E poi un carismatico cantautore invade la sua vita. «Sono stata solo lapidata per quel talento», dice parlando di Bob Dylan. Avevano la stessa età. Erano giovani, belli e talentuosi. Quel genio imperscrutabile le rubò il cuore e poi lo spezzò. «È stato inebriante stare insieme», racconta Baez. Fino al doloroso tour nel Regno Unito quando la sua fama è sbocciata ed «è stato orribile». In quel tour in Gran Bretagna, la lascia nella sua scia. «Dylan mi ha spezzato il cuore», confessa. Poi, fissando la telecamera, dice: «Ciao, Bob!». Uno dei momenti migliori del film è quando Baez fa il verso a  Dylan che la imita. È una rara opportunità per vederla ridere.

Una nuova fase vede Baez profondamente impegnata nelle proteste contro la guerra del Vietnam, anche andando in prigione. Lì, il giovane attivista David Harris le fa visita. I due si sposeranno, lei rimarrà incinta e poi lui andrà in prigione. Quando esce, il matrimonio è travagliato e non dura. «Era troppo giovane e io ero troppo pazza», ammette Joan Baez. Gabriel, suo figlio, ha suonato la batteria nella sua band durante il tour d’addio.

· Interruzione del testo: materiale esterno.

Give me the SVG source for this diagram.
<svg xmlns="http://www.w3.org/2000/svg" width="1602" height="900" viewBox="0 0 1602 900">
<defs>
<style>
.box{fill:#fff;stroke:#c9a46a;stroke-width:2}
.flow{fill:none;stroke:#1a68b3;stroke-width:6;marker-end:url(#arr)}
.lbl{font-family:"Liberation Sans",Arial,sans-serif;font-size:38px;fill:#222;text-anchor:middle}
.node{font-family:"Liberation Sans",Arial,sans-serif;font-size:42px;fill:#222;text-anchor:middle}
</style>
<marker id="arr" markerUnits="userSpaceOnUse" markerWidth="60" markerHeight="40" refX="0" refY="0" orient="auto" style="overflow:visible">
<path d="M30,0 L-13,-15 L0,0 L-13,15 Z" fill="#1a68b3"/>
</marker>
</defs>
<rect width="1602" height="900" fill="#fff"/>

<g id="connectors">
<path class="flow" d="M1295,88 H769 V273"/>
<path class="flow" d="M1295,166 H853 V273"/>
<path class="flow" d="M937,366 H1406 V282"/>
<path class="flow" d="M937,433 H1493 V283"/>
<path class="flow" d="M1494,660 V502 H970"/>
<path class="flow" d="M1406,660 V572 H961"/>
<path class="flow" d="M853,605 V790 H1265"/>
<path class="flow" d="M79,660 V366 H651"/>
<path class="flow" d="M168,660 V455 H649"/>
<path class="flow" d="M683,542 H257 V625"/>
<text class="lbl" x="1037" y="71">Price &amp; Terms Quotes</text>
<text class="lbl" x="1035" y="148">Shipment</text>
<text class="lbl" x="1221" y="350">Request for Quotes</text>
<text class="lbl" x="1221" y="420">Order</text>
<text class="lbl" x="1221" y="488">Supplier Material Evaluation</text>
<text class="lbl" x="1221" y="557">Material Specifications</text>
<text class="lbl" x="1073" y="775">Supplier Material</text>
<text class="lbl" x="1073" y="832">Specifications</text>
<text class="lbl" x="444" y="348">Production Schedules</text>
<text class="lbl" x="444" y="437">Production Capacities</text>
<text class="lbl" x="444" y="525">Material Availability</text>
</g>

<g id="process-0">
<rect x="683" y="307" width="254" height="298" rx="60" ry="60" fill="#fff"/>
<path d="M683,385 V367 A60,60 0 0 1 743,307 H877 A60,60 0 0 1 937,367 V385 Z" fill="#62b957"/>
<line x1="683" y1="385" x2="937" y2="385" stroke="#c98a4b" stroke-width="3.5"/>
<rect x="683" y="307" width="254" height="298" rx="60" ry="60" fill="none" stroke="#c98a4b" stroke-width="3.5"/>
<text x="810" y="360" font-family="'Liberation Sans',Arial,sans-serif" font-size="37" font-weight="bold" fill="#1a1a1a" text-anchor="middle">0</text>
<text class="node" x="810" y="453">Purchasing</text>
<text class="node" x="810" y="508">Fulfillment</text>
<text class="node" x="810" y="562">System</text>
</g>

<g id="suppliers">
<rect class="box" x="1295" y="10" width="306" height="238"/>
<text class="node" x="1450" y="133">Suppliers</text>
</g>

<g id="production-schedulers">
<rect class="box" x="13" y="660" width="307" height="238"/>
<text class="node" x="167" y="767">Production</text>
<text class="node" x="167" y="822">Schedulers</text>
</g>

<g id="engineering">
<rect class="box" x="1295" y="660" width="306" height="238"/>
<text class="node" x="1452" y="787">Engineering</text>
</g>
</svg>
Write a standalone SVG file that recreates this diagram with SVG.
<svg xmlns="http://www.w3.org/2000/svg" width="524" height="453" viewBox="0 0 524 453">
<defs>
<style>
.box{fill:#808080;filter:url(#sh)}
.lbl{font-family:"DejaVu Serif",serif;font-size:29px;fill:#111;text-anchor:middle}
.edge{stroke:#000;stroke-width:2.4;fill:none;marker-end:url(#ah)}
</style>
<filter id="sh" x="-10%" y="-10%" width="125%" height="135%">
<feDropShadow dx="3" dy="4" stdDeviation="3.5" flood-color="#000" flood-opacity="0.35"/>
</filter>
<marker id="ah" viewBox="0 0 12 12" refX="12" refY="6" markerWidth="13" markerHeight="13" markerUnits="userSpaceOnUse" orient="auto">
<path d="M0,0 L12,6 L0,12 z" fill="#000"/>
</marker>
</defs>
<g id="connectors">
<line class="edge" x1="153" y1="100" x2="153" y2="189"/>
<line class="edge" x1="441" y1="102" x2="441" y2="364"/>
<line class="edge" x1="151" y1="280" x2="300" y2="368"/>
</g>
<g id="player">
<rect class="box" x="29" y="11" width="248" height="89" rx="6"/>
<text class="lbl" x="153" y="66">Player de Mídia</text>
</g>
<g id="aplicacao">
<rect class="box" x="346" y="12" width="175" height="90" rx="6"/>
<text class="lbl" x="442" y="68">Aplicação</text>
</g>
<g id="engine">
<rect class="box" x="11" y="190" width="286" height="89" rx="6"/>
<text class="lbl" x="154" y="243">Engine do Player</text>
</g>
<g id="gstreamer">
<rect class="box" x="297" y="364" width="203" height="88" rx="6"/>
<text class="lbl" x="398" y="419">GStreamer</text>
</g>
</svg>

Joan Baez e Bob Dylan. Avevano la stessa età. Erano giovani, belli e talentuosi

L’atto finale riguarda le accuse contro suo padre di comportamento sessuale inappropriato con Joan e una delle sue sorelle, Mimi. I suoi genitori, entrambi deceduti, lo hanno negato e i ricordi di Joan mancano di dettagli. Ha detto che non avrebbe potuto raccontare questa storia mentre i suoi genitori erano ancora vivi. C’è un nastro drammatico di un messaggio telefonico di suo padre accusato, e poi una tenera scena in cui Baez conforta la madre che invecchia e muore.

Infine, dopo il filmato del concerto di chiusura al Beacon Theater di New York, vediamo la “pensionata” Joan Baez ballare in un campo vicino a casa sua. Un cenno forse alle scene dell’infanzia, ma anche una dichiarazione che, anche se non ha superato tutto, ha raggiunto una serenità.

 Joan Baez: I Am a Noise il prossimo 4 novembre aprirà l’edizione numero 64 del Festival dei Popoli, dedicato al cinema documentario internazionale, che si terrà a Firenze fino a domenica 12 novembre.